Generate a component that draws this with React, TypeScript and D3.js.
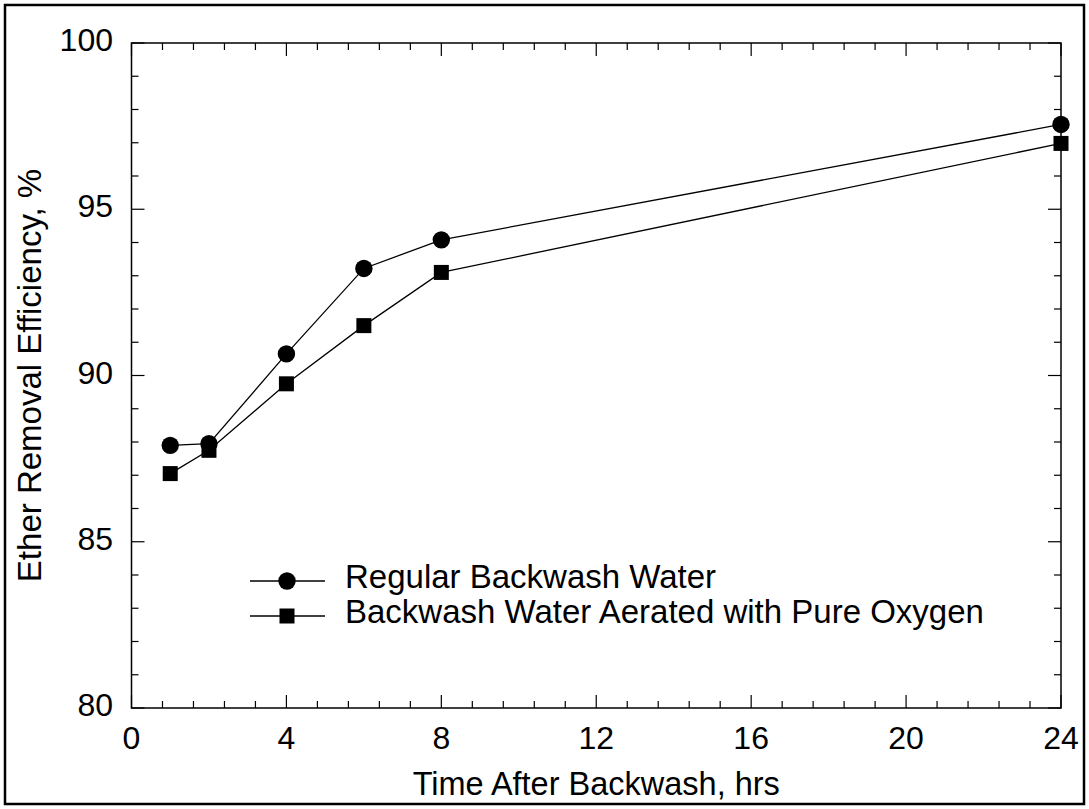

---

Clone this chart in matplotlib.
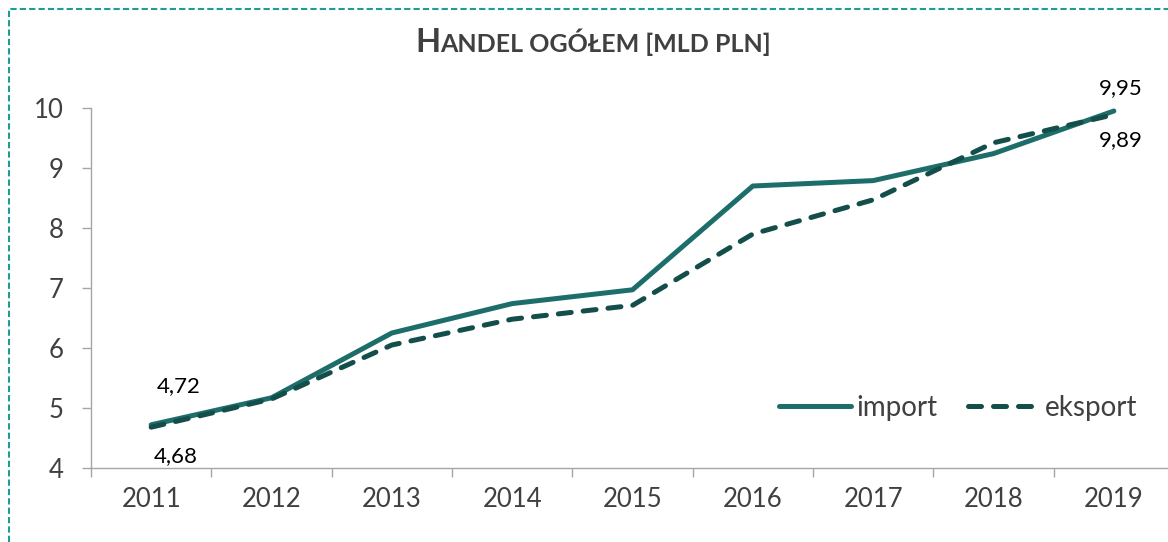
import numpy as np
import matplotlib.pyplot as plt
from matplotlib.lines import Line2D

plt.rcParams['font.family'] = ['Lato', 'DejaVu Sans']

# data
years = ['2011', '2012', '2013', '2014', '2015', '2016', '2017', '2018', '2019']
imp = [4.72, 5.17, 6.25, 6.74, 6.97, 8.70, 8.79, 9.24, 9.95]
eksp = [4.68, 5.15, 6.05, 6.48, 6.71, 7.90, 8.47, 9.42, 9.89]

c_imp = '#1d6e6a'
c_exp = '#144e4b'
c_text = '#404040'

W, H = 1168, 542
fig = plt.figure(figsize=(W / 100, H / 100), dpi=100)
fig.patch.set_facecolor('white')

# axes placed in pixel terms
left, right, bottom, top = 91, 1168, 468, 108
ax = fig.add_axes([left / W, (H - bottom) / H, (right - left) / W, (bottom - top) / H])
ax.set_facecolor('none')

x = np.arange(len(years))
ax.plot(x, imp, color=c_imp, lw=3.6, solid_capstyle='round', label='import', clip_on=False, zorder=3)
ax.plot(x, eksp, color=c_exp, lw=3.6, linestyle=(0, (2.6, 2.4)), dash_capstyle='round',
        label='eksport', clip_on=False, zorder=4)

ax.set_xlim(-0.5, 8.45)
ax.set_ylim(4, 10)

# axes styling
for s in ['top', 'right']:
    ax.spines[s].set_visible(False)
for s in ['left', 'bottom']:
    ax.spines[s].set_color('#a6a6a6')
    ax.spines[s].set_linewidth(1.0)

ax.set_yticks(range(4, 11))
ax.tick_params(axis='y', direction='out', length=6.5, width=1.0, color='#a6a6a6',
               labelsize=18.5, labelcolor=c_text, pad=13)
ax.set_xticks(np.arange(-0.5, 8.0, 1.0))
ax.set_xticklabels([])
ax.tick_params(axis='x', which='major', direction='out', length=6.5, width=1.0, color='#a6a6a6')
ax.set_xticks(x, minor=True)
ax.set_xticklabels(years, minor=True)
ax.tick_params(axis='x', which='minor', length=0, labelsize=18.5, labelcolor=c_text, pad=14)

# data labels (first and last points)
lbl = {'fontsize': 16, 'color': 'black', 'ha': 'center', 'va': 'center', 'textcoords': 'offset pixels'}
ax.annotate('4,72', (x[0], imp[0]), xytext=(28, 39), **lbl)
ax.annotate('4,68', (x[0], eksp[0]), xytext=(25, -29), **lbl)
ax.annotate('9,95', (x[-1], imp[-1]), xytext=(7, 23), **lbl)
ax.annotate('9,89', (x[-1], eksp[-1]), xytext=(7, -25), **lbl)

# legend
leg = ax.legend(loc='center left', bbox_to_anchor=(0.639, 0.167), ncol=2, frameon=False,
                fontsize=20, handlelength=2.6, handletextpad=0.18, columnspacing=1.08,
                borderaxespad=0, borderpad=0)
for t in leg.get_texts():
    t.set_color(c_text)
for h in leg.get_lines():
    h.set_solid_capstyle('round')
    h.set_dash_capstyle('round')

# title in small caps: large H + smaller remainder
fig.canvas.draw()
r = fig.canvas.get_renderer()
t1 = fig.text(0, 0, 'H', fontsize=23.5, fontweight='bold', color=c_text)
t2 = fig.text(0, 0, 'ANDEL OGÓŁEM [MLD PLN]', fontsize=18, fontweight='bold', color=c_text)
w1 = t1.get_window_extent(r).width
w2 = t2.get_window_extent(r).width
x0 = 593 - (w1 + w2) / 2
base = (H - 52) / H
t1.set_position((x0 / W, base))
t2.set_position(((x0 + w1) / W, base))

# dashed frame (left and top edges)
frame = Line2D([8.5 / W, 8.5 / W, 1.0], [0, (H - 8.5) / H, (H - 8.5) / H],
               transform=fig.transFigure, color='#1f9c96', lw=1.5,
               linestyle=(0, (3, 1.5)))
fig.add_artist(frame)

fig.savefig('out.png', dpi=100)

--

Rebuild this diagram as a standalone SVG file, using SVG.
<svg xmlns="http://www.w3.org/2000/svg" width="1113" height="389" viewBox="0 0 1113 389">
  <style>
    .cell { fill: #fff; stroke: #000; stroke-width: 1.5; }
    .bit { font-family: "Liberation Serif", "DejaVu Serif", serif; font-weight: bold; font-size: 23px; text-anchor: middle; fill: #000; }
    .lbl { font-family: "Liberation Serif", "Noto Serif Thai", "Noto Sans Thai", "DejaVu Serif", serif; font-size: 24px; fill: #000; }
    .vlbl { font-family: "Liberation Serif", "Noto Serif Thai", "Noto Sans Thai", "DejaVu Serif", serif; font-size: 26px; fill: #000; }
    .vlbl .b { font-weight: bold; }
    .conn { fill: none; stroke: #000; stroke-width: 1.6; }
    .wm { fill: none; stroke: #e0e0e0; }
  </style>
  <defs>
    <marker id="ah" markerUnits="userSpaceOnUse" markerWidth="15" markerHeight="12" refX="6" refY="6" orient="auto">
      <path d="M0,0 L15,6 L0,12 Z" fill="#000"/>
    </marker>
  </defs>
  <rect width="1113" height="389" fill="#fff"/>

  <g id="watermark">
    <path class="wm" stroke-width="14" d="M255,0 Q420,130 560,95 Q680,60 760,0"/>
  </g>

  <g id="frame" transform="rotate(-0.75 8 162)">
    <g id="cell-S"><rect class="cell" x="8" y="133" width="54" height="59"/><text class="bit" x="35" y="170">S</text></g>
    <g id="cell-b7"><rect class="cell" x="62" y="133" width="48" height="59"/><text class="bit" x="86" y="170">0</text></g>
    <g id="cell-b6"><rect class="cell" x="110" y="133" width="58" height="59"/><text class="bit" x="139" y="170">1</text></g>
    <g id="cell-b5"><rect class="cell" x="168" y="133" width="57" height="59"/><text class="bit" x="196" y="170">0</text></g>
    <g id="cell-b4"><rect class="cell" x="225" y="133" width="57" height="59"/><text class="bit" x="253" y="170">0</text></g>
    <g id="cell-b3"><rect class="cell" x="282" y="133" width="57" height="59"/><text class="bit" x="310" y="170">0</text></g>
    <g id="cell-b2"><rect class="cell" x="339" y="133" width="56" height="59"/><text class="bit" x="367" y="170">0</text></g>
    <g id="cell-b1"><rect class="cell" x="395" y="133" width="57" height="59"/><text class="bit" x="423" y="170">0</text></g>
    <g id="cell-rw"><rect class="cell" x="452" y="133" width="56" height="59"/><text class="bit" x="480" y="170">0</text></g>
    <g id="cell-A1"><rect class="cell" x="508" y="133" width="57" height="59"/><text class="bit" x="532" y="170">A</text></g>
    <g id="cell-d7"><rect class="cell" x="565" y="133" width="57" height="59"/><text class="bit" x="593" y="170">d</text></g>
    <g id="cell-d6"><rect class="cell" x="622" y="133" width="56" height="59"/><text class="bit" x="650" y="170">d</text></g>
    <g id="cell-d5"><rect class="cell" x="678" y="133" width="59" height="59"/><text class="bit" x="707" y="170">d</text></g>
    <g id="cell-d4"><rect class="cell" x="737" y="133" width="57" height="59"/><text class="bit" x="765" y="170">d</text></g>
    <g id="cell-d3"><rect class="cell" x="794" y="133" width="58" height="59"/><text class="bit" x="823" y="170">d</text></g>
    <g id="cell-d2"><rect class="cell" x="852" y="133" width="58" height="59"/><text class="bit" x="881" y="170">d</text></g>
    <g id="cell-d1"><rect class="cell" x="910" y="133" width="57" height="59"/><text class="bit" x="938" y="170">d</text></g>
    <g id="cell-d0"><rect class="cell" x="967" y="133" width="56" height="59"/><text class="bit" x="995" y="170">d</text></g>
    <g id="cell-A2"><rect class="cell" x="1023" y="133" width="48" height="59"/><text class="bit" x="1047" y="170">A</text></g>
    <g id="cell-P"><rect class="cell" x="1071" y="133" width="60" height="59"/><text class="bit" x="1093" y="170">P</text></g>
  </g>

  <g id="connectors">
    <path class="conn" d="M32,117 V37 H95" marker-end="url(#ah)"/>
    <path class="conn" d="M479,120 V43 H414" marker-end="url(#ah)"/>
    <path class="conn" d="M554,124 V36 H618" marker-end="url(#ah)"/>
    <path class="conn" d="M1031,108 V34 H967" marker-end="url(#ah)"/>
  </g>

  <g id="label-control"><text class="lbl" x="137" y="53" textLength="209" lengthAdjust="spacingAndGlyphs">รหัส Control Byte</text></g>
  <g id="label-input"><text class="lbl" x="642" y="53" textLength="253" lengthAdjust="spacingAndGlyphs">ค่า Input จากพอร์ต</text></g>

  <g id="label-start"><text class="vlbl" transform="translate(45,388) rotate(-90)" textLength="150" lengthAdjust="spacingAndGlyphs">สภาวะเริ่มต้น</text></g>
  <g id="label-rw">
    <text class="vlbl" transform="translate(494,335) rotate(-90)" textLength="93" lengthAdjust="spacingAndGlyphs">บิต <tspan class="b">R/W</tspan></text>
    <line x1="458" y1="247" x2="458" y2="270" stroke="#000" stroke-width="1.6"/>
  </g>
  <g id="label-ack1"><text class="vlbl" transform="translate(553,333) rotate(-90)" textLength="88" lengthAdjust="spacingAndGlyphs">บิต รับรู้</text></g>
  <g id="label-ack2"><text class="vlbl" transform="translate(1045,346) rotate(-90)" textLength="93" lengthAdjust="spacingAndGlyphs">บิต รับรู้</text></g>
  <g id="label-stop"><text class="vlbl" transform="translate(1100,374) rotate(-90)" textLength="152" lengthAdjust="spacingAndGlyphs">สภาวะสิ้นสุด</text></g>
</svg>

• TASK DESCRIPTION: Pictures do not belong in the copy. Reproduce exactly the lines from the one with "Clone this chart in matplotlib." to the one with "ax.spines[s].set_linewidth(1.0)", both lines included.

• TASK ANSWER:
Clone this chart in matplotlib.
import numpy as np
import matplotlib.pyplot as plt
from matplotlib.lines import Line2D

plt.rcParams['font.family'] = ['Lato', 'DejaVu Sans']

# data
years = ['2011', '2012', '2013', '2014', '2015', '2016', '2017', '2018', '2019']
imp = [4.72, 5.17, 6.25, 6.74, 6.97, 8.70, 8.79, 9.24, 9.95]
eksp = [4.68, 5.15, 6.05, 6.48, 6.71, 7.90, 8.47, 9.42, 9.89]

c_imp = '#1d6e6a'
c_exp = '#144e4b'
c_text = '#404040'

W, H = 1168, 542
fig = plt.figure(figsize=(W / 100, H / 100), dpi=100)
fig.patch.set_facecolor('white')

# axes placed in pixel terms
left, right, bottom, top = 91, 1168, 468, 108
ax = fig.add_axes([left / W, (H - bottom) / H, (right - left) / W, (bottom - top) / H])
ax.set_facecolor('none')

x = np.arange(len(years))
ax.plot(x, imp, color=c_imp, lw=3.6, solid_capstyle='round', label='import', clip_on=False, zorder=3)
ax.plot(x, eksp, color=c_exp, lw=3.6, linestyle=(0, (2.6, 2.4)), dash_capstyle='round',
        label='eksport', clip_on=False, zorder=4)

ax.set_xlim(-0.5, 8.45)
ax.set_ylim(4, 10)

# axes styling
for s in ['top', 'right']:
    ax.spines[s].set_visible(False)
for s in ['left', 'bottom']:
    ax.spines[s].set_color('#a6a6a6')
    ax.spines[s].set_linewidth(1.0)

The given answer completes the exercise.